Take the lines from the top down to and including the one with "0.0442, 0, 0, 0]" and repeat them exactly. Omit images.

_Collected material_
(begin)

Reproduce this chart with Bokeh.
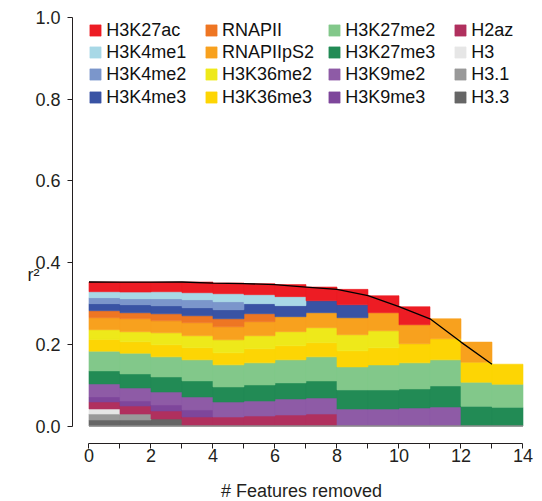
import numpy as np
from bokeh.plotting import figure
from bokeh.models import (ColumnDataSource, Legend, LegendItem, FixedTicker,
                          PrintfTickFormatter, Range1d)
from bokeh.embed import file_html
from bokeh.resources import INLINE

# ---------------- data ----------------
features_removed = list(range(14))          # left edge of each step (0..13)
x_ticks = [0, 2, 4, 6, 8, 10, 12, 14]
x_minor = [1, 3, 5, 7, 9, 11, 13]
y_ticks = [0.0, 0.2, 0.4, 0.6, 0.8, 1.0]

# stacked contributions to r^2, bottom -> top
h3_3      = [0.0147, 0.0147, 0.0172, 0, 0, 0, 0, 0, 0, 0, 0, 0, 0, 0]
h3_1      = [0.0147, 0.0147, 0, 0, 0, 0, 0, 0, 0, 0, 0, 0, 0, 0]
h3        = [0.0123, 0, 0, 0, 0, 0, 0, 0, 0, 0, 0, 0, 0, 0]
h2az      = [0.0172, 0.0196, 0.0196, 0.0221, 0.0221, 0.0245, 0.0270, 0.0294, 0, 0, 0, 0, 0, 0]
h3k9me3   = [0.0123, 0.0123, 0.0147, 0.0172, 0, 0, 0, 0, 0, 0, 0, 0, 0, 0]
h3k9me2   = [0.0319, 0.0319, 0.0319, 0.0319, 0.0368, 0.0368, 0.0393, 0.0393, 0.0417, 0.0417, 0.0442, 0.0466, 0, 0]
h3k27me3  = [0.0319, 0.0344, 0.0368, 0.0393, 0.0368, 0.0393, 0.0393, 0.0417, 0.0466, 0.0466, 0.0466, 0.0515, 0.0483, 0.0458]
h3k27me2  = [0.0483, 0.0507, 0.0491, 0.0515, 0.0540, 0.0540, 0.0564, 0.0589, 0.0564, 0.0613, 0.0638, 0.0638, 0.0589, 0.0564]
h3k36me3  = [0.0286, 0.0278, 0.0294, 0.0294, 0.0294, 0.0344, 0.0344, 0.0344, 0.0393, 0.0417, 0.0466, 0.0515, 0.0491, 0.0491]
h3k36me2  = [0.0237, 0.0245, 0.0294, 0.0294, 0.0319, 0.0319, 0.0344, 0.0368, 0.0393, 0.0417, 0, 0, 0, 0]
rnapiips2 = [0.0294, 0.0319, 0.0294, 0.0319, 0.0319, 0.0344, 0.0368, 0.0368, 0.0417, 0.0442, 0.0466, 0.0491, 0.0491, 0]
rnapii    = [0.0172, 0.0147, 0.0172, 0.0172, 0.0196, 0.0196, 0, 0, 0, 0, 0, 0, 0, 0]
h3k4me3   = [0.0172, 0.0196, 0.0196, 0.0196, 0.0221, 0.0245, 0.0270, 0.0294, 0.0319, 0, 0, 0, 0, 0]
h3k4me2   = [0.0147, 0.0147, 0.0172, 0.0196, 0.0196, 0, 0, 0, 0, 0, 0, 0, 0, 0]
h3k4me1   = [0.0147, 0.0164, 0.0172, 0.0172, 0.0196, 0.0221, 0.0221, 0, 0, 0, 0, 0, 0, 0]
h3k27ac   = [0.0237, 0.0245, 0.0237, 0.0262, 0.0262, 0.0270, 0.0294, 0.0335, 0.0376, 0.0417, 0.0442, 0, 0, 0]

layer_names = ["H3.3", "H3.1", "H3", "H2az", "H3K9me3", "H3K9me2", "H3K27me3", "H3K27me2",
               "H3K36me3", "H3K36me2", "RNAPIIpS2", "RNAPII", "H3K4me3", "H3K4me2", "H3K4me1", "H3K27ac"]
layer_values = [h3_3, h3_1, h3, h2az, h3k9me3, h3k9me2, h3k27me3, h3k27me2,
                h3k36me3, h3k36me2, rnapiips2, rnapii, h3k4me3, h3k4me2, h3k4me1, h3k27ac]
layer_colors = ["#666666", "#999999", "#E6E6E6", "#B0305E", "#7E469B", "#8E5BA6", "#228B55", "#82C88A",
                "#FDD504", "#EEE91A", "#F8A11E", "#EE7623", "#3953A4", "#7B96CB", "#A8D8E6", "#ED1C24"]

legend_columns = [["H3K27ac", "H3K4me1", "H3K4me2", "H3K4me3"],
                  ["RNAPII", "RNAPIIpS2", "H3K36me2", "H3K36me3"],
                  ["H3K27me2", "H3K27me3", "H3K9me2", "H3K9me3"],
                  ["H2az", "H3", "H3.1", "H3.3"]]

# ---------------- figure ----------------
FONT = "Liberation Sans"
INK = "#231F20"
FS = "18px"

p = figure(frame_width=458, frame_height=433, output_backend="svg", toolbar_location=None,
           x_range=Range1d(-0.532, 14.242), y_range=Range1d(-0.0428, 1.0171),
           min_border_left=72, min_border_right=12, min_border_top=10, min_border_bottom=58)
p.title.visible = False
p.xgrid.visible = False
p.ygrid.visible = False
p.outline_line_color = None

left = np.array(features_removed, dtype=float)
right = left + 1
bottom = np.zeros(len(left))
renderers = {}
for name, vals, col in zip(layer_names, layer_values, layer_colors):
    v = np.array(vals, dtype=float)
    top = bottom + v
    src = ColumnDataSource(dict(left=left, right=right, bottom=bottom.copy(), top=top,
                                la=np.where(v > 0, 1.0, 0.0)))
    r = p.quad(left="left", right="right", bottom="bottom", top="top", source=src,
               fill_color=col, line_color=col, line_width=0.6, line_alpha="la")
    renderers[name] = r
    bottom = top

totals = bottom
p.line(features_removed, totals, line_color="black", line_width=1.3)
p.line([features_removed[0], features_removed[-1] + 1], [0, 0], line_color="#8c8c8c", line_width=1.5)

# axes
xa = p.xaxis[0]
xa.ticker = FixedTicker(ticks=x_ticks, minor_ticks=x_minor)
xa.bounds = (0, 14)
ya = p.yaxis[0]
ya.ticker = FixedTicker(ticks=y_ticks)
ya.formatter = PrintfTickFormatter(format="%.1f")
ya.bounds = (0, 1)
for ax in (xa, ya):
    ax.axis_line_color = INK
    ax.axis_line_width = 1
    ax.major_tick_line_color = INK
    ax.minor_tick_line_color = INK
    ax.major_tick_in = 0
    ax.major_tick_out = 5
    ax.minor_tick_in = 0
    ax.major_label_text_font = FONT
    ax.major_label_text_font_size = FS
    ax.major_label_text_color = INK
    ax.axis_label_text_font = FONT
    ax.axis_label_text_font_size = FS
    ax.axis_label_text_color = INK
    ax.axis_label_text_font_style = "normal"
xa.minor_tick_out = 5
xa.major_label_standoff = 0
xa.axis_label = "# Features removed"
xa.axis_label_standoff = 16
ya.minor_tick_out = 0
ya.minor_tick_line_color = None
ya.major_label_standoff = 7
ya.axis_label = "\n\n\n\nr²"
ya.axis_label_orientation = "horizontal"
ya.axis_label_standoff = -7

# legend: 4 columns x 4 rows, one single-entry legend per cell
col_offsets = [16.3, 132, 255.3, 381.3]
row_offsets = [402, 380, 358, 335]
for names, dx in zip(legend_columns, col_offsets):
    for n, dy in zip(names, row_offsets):
        leg = Legend(items=[LegendItem(label=n, renderers=[renderers[n]])],
                     location=(dx, dy), orientation="vertical",
                     glyph_width=14, glyph_height=14, label_height=22, label_standoff=4,
                     spacing=0, padding=0, margin=0,
                     label_text_font=FONT, label_text_font_size=FS, label_text_color="#111111",
                     border_line_color=None, background_fill_alpha=0)
        p.add_layout(leg)

open("out.html", "w").write(file_html(p, INLINE))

(end)

_Full output_
Reproduce this chart with Bokeh.
import numpy as np
from bokeh.plotting import figure
from bokeh.models import (ColumnDataSource, Legend, LegendItem, FixedTicker,
                          PrintfTickFormatter, Range1d)
from bokeh.embed import file_html
from bokeh.resources import INLINE

# ---------------- data ----------------
features_removed = list(range(14))          # left edge of each step (0..13)
x_ticks = [0, 2, 4, 6, 8, 10, 12, 14]
x_minor = [1, 3, 5, 7, 9, 11, 13]
y_ticks = [0.0, 0.2, 0.4, 0.6, 0.8, 1.0]

# stacked contributions to r^2, bottom -> top
h3_3      = [0.0147, 0.0147, 0.0172, 0, 0, 0, 0, 0, 0, 0, 0, 0, 0, 0]
h3_1      = [0.0147, 0.0147, 0, 0, 0, 0, 0, 0, 0, 0, 0, 0, 0, 0]
h3        = [0.0123, 0, 0, 0, 0, 0, 0, 0, 0, 0, 0, 0, 0, 0]
h2az      = [0.0172, 0.0196, 0.0196, 0.0221, 0.0221, 0.0245, 0.0270, 0.0294, 0, 0, 0, 0, 0, 0]
h3k9me3   = [0.0123, 0.0123, 0.0147, 0.0172, 0, 0, 0, 0, 0, 0, 0, 0, 0, 0]
h3k9me2   = [0.0319, 0.0319, 0.0319, 0.0319, 0.0368, 0.0368, 0.0393, 0.0393, 0.0417, 0.0417, 0.0442, 0.0466, 0, 0]
h3k27me3  = [0.0319, 0.0344, 0.0368, 0.0393, 0.0368, 0.0393, 0.0393, 0.0417, 0.0466, 0.0466, 0.0466, 0.0515, 0.0483, 0.0458]
h3k27me2  = [0.0483, 0.0507, 0.0491, 0.0515, 0.0540, 0.0540, 0.0564, 0.0589, 0.0564, 0.0613, 0.0638, 0.0638, 0.0589, 0.0564]
h3k36me3  = [0.0286, 0.0278, 0.0294, 0.0294, 0.0294, 0.0344, 0.0344, 0.0344, 0.0393, 0.0417, 0.0466, 0.0515, 0.0491, 0.0491]
h3k36me2  = [0.0237, 0.0245, 0.0294, 0.0294, 0.0319, 0.0319, 0.0344, 0.0368, 0.0393, 0.0417, 0, 0, 0, 0]
rnapiips2 = [0.0294, 0.0319, 0.0294, 0.0319, 0.0319, 0.0344, 0.0368, 0.0368, 0.0417, 0.0442, 0.0466, 0.0491, 0.0491, 0]
rnapii    = [0.0172, 0.0147, 0.0172, 0.0172, 0.0196, 0.0196, 0, 0, 0, 0, 0, 0, 0, 0]
h3k4me3   = [0.0172, 0.0196, 0.0196, 0.0196, 0.0221, 0.0245, 0.0270, 0.0294, 0.0319, 0, 0, 0, 0, 0]
h3k4me2   = [0.0147, 0.0147, 0.0172, 0.0196, 0.0196, 0, 0, 0, 0, 0, 0, 0, 0, 0]
h3k4me1   = [0.0147, 0.0164, 0.0172, 0.0172, 0.0196, 0.0221, 0.0221, 0, 0, 0, 0, 0, 0, 0]
h3k27ac   = [0.0237, 0.0245, 0.0237, 0.0262, 0.0262, 0.0270, 0.0294, 0.0335, 0.0376, 0.0417, 0.0442, 0, 0, 0]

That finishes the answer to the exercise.